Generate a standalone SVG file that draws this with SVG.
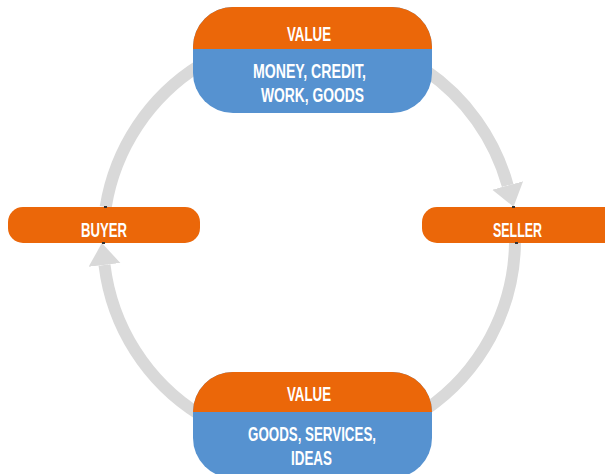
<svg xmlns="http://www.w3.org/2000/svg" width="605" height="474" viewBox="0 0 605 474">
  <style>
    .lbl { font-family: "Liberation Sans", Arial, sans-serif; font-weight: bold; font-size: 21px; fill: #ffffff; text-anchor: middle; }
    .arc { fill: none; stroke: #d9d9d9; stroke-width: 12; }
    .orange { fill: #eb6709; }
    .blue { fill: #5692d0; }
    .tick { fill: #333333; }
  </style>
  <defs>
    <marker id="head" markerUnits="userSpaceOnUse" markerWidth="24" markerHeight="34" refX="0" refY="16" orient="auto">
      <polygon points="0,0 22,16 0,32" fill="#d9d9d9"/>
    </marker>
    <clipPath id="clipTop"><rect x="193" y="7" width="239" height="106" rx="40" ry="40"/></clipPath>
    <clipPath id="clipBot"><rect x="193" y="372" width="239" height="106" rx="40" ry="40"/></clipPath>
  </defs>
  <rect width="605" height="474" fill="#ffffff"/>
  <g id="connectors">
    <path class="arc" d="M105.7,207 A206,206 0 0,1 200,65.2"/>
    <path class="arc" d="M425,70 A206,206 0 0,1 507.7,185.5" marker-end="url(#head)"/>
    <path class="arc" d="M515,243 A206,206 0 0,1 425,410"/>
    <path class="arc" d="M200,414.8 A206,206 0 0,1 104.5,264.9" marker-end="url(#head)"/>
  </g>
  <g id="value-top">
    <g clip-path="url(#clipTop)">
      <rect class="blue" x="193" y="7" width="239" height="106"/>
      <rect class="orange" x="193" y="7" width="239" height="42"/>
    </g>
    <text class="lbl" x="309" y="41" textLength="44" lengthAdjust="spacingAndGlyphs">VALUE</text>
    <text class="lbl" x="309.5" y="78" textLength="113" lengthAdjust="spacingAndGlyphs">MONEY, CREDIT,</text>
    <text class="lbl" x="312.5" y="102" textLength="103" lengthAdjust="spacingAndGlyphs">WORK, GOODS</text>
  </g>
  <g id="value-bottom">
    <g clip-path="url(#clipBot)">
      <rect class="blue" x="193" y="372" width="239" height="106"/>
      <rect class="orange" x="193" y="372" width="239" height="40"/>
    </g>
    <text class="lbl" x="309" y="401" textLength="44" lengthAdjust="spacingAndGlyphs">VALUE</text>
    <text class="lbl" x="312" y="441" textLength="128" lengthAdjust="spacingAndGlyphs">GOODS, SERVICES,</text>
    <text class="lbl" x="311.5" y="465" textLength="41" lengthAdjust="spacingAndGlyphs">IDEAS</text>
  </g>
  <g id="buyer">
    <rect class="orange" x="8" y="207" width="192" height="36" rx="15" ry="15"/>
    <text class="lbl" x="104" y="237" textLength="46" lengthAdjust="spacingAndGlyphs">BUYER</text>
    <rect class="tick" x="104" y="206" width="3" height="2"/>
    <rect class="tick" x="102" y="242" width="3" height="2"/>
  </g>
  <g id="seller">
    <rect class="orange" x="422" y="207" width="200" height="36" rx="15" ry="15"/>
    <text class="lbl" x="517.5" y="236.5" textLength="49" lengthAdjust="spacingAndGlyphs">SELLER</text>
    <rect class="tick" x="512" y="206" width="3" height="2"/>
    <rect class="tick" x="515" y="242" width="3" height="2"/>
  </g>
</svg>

+---+

### Objective
Print the complete listing exactly as it stands, without its pictures.

### Result
Generate a standalone SVG file that draws this with SVG.
<svg xmlns="http://www.w3.org/2000/svg" width="605" height="474" viewBox="0 0 605 474">
  <style>
    .lbl { font-family: "Liberation Sans", Arial, sans-serif; font-weight: bold; font-size: 21px; fill: #ffffff; text-anchor: middle; }
    .arc { fill: none; stroke: #d9d9d9; stroke-width: 12; }
    .orange { fill: #eb6709; }
    .blue { fill: #5692d0; }
    .tick { fill: #333333; }
  </style>
  <defs>
    <marker id="head" markerUnits="userSpaceOnUse" markerWidth="24" markerHeight="34" refX="0" refY="16" orient="auto">
      <polygon points="0,0 22,16 0,32" fill="#d9d9d9"/>
    </marker>
    <clipPath id="clipTop"><rect x="193" y="7" width="239" height="106" rx="40" ry="40"/></clipPath>
    <clipPath id="clipBot"><rect x="193" y="372" width="239" height="106" rx="40" ry="40"/></clipPath>
  </defs>
  <rect width="605" height="474" fill="#ffffff"/>
  <g id="connectors">
    <path class="arc" d="M105.7,207 A206,206 0 0,1 200,65.2"/>
    <path class="arc" d="M425,70 A206,206 0 0,1 507.7,185.5" marker-end="url(#head)"/>
    <path class="arc" d="M515,243 A206,206 0 0,1 425,410"/>
    <path class="arc" d="M200,414.8 A206,206 0 0,1 104.5,264.9" marker-end="url(#head)"/>
  </g>
  <g id="value-top">
    <g clip-path="url(#clipTop)">
      <rect class="blue" x="193" y="7" width="239" height="106"/>
      <rect class="orange" x="193" y="7" width="239" height="42"/>
    </g>
    <text class="lbl" x="309" y="41" textLength="44" lengthAdjust="spacingAndGlyphs">VALUE</text>
    <text class="lbl" x="309.5" y="78" textLength="113" lengthAdjust="spacingAndGlyphs">MONEY, CREDIT,</text>
    <text class="lbl" x="312.5" y="102" textLength="103" lengthAdjust="spacingAndGlyphs">WORK, GOODS</text>
  </g>
  <g id="value-bottom">
    <g clip-path="url(#clipBot)">
      <rect class="blue" x="193" y="372" width="239" height="106"/>
      <rect class="orange" x="193" y="372" width="239" height="40"/>
    </g>
    <text class="lbl" x="309" y="401" textLength="44" lengthAdjust="spacingAndGlyphs">VALUE</text>
    <text class="lbl" x="312" y="441" textLength="128" lengthAdjust="spacingAndGlyphs">GOODS, SERVICES,</text>
    <text class="lbl" x="311.5" y="465" textLength="41" lengthAdjust="spacingAndGlyphs">IDEAS</text>
  </g>
  <g id="buyer">
    <rect class="orange" x="8" y="207" width="192" height="36" rx="15" ry="15"/>
    <text class="lbl" x="104" y="237" textLength="46" lengthAdjust="spacingAndGlyphs">BUYER</text>
    <rect class="tick" x="104" y="206" width="3" height="2"/>
    <rect class="tick" x="102" y="242" width="3" height="2"/>
  </g>
  <g id="seller">
    <rect class="orange" x="422" y="207" width="200" height="36" rx="15" ry="15"/>
    <text class="lbl" x="517.5" y="236.5" textLength="49" lengthAdjust="spacingAndGlyphs">SELLER</text>
    <rect class="tick" x="512" y="206" width="3" height="2"/>
    <rect class="tick" x="515" y="242" width="3" height="2"/>
  </g>
</svg>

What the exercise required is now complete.